The administration's effort to get bipartisan backing for the proposal makes good sense; it may have influenced Nicaraguan President Daniel Ortega Saavedra's prompt decision to respond with a bid to the US for unconditional talks.
Congressman Wright deserves praise for his well-reasoned comments to date about the possibility of extending the plan's timetable beyond the current limit, his readiness to call the plan a variation of the Arias proposal, and for the promise he won from the White House to limit verbal barbs aimed at the Sandinistas and congressional critics during this early period.
A new administration willingness to compromise is also welcome. The giving up by the White House of its insistence that the contras must be direct participants in Nicaragua's internal political talks is a case in point. So is White House readiness to let the US take part in regional security talks.
Still, many on Capitol Hill remain skeptical about the timing of the plan and about the administration's motives and strategy.
Offered just at the close of the Capitol Hill Iran-contra hearings and just before the White House was to make its new contra aid request, the plan is viewed by some as likely to fail and, in the process, garner more congressional support for contra aid.

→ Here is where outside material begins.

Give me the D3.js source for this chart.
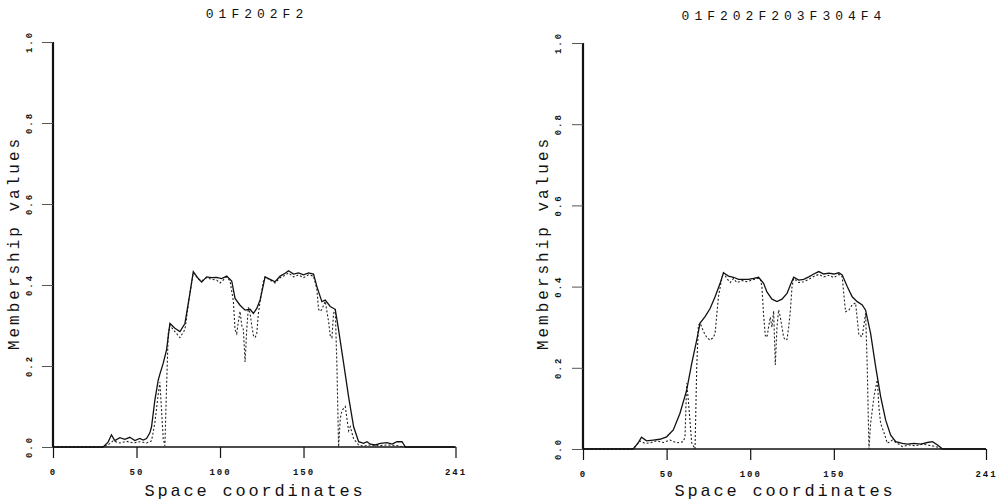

Announcement of the plan just before the Guatemalan summit of Central American leaders on the Arias plan and the apparent lack of any advance effort to consult US allies in that group suggest further that the US proposals are largely politically driven.

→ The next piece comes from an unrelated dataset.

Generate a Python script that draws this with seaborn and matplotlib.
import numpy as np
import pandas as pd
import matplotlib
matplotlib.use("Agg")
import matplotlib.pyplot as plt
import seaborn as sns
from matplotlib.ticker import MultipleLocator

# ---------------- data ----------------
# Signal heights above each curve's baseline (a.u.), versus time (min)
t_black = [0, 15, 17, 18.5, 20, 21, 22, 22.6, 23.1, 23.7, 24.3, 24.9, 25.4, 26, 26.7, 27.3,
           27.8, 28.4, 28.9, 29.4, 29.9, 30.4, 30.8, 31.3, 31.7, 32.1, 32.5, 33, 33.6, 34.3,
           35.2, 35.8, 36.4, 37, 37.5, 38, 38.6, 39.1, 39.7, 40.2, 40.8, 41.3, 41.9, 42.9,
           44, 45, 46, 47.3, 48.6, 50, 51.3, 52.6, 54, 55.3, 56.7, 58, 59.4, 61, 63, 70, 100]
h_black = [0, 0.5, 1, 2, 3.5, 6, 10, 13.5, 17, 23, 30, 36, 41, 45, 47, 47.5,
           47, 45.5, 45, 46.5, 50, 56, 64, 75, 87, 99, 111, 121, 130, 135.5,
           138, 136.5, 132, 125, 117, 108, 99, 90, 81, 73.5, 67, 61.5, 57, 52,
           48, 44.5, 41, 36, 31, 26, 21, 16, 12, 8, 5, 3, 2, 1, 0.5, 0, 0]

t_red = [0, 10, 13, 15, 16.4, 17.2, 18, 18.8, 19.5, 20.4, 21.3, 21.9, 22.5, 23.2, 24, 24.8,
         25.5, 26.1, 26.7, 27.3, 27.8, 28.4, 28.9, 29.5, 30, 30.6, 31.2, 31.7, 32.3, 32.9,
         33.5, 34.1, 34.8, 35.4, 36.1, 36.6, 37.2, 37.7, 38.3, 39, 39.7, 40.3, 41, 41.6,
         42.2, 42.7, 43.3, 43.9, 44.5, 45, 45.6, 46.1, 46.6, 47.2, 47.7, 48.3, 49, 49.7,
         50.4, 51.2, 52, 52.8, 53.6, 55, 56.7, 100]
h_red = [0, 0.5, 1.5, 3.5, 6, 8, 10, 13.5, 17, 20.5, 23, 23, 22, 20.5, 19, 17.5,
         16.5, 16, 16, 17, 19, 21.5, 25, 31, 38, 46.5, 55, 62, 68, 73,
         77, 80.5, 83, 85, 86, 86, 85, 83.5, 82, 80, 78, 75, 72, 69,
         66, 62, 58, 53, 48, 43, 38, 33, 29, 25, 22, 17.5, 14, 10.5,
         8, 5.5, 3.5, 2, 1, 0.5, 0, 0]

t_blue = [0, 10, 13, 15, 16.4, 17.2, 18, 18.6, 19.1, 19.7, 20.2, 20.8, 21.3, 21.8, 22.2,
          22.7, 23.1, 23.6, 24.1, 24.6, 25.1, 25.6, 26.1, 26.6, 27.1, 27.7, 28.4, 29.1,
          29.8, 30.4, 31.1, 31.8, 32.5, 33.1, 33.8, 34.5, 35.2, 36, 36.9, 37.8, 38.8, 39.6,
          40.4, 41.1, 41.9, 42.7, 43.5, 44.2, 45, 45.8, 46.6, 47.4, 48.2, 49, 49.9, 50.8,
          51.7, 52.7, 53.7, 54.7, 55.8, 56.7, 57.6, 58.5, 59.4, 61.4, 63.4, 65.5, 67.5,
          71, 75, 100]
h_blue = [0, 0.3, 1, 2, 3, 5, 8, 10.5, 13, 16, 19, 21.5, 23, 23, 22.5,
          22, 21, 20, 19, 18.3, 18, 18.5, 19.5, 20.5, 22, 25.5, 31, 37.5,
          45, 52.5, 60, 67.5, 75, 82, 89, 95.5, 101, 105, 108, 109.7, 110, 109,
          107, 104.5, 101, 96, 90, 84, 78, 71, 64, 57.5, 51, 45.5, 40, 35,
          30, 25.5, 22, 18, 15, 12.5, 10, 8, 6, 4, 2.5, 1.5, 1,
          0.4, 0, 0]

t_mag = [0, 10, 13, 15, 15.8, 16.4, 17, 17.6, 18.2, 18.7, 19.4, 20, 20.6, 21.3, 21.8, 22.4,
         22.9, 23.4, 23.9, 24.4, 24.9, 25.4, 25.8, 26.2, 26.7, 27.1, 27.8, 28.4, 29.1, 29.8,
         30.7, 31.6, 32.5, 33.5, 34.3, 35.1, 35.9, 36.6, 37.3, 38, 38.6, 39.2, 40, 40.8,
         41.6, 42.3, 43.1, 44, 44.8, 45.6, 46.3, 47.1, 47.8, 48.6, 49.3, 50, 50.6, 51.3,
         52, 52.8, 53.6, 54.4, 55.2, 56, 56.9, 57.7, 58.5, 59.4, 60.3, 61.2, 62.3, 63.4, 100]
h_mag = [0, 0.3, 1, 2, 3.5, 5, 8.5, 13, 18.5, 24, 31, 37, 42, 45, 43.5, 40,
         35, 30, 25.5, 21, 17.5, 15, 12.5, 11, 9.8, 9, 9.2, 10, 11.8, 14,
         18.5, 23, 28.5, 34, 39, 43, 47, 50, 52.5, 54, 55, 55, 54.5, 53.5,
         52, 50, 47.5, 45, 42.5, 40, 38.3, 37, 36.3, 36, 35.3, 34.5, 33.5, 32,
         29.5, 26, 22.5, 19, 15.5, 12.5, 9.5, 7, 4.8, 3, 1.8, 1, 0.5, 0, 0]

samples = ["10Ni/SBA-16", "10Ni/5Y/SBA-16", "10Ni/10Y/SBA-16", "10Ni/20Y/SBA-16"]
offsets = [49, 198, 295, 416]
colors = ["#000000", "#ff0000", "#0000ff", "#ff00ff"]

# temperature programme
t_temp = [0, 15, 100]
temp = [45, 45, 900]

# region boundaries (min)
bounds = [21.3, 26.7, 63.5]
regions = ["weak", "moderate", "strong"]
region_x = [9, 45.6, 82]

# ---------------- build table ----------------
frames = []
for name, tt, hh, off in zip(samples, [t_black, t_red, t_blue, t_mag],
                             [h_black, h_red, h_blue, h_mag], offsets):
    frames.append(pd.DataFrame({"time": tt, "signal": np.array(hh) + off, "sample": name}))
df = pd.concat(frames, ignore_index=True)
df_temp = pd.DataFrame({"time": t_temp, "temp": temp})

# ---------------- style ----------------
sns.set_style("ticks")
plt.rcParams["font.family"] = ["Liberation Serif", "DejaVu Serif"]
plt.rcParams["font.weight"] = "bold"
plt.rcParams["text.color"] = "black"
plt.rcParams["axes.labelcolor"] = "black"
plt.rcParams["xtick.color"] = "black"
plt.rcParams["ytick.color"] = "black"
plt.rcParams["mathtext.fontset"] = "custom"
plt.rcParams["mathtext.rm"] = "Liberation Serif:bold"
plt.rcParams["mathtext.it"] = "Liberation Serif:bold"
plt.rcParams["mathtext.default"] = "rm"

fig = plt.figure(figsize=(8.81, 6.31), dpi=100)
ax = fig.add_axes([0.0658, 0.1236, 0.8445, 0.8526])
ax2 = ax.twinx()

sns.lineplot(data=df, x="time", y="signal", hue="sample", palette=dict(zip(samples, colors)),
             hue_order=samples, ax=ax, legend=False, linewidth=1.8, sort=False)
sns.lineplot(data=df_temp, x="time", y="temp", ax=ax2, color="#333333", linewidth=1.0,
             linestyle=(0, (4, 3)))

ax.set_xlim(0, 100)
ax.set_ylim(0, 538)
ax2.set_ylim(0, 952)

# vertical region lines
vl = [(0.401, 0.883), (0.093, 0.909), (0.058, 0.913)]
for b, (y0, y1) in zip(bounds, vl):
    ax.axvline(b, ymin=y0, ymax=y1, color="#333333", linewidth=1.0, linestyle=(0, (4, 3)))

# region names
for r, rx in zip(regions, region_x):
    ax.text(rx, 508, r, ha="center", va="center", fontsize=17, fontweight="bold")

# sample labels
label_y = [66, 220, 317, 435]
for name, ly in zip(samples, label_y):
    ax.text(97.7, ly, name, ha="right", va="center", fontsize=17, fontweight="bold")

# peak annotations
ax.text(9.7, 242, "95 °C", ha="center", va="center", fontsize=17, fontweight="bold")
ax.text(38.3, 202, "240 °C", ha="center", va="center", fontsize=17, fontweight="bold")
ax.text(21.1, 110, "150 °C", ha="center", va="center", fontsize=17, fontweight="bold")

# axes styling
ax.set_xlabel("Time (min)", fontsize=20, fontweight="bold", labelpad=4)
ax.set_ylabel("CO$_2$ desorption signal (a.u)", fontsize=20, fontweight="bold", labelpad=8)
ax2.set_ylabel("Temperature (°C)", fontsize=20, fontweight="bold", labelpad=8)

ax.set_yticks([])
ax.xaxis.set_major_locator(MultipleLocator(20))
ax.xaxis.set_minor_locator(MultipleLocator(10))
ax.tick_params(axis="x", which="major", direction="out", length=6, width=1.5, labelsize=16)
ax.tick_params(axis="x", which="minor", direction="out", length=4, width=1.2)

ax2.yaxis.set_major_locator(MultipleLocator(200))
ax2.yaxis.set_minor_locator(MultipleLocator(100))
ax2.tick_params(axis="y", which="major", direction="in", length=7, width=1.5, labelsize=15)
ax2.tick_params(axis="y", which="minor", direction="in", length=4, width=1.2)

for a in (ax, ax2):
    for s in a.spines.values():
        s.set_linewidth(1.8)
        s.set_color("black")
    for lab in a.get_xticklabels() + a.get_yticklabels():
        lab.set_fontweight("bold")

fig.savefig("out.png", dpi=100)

That said, we still hope that the plan succeeds. Numerous specifics will need to be answered. These include what happens to the contras and their arms during an in-place cease-fire.
How much progress toward democracy would satisfy the US? Washington should make some clearer distinctions between Nicaragua's internal and external political behavior. The main concern of the US and its allies should be to see that Nicaragua keeps its Marxist variation of government well within its own borders. The US must continue to weigh the differences between what it would like to see happen and what it can realistically expect. No government is likely to negotiate its withdrawal from power.
The administration's proposal is more forthcoming than any offered before. Even if it should fail, the outcome must not be allowed to write the final chapter to diplomatic efforts. At issue is willingness to compromise; negotiation remains a workable tool for such efforts. Congress and the White House deserve credit for their effort to move the process forward.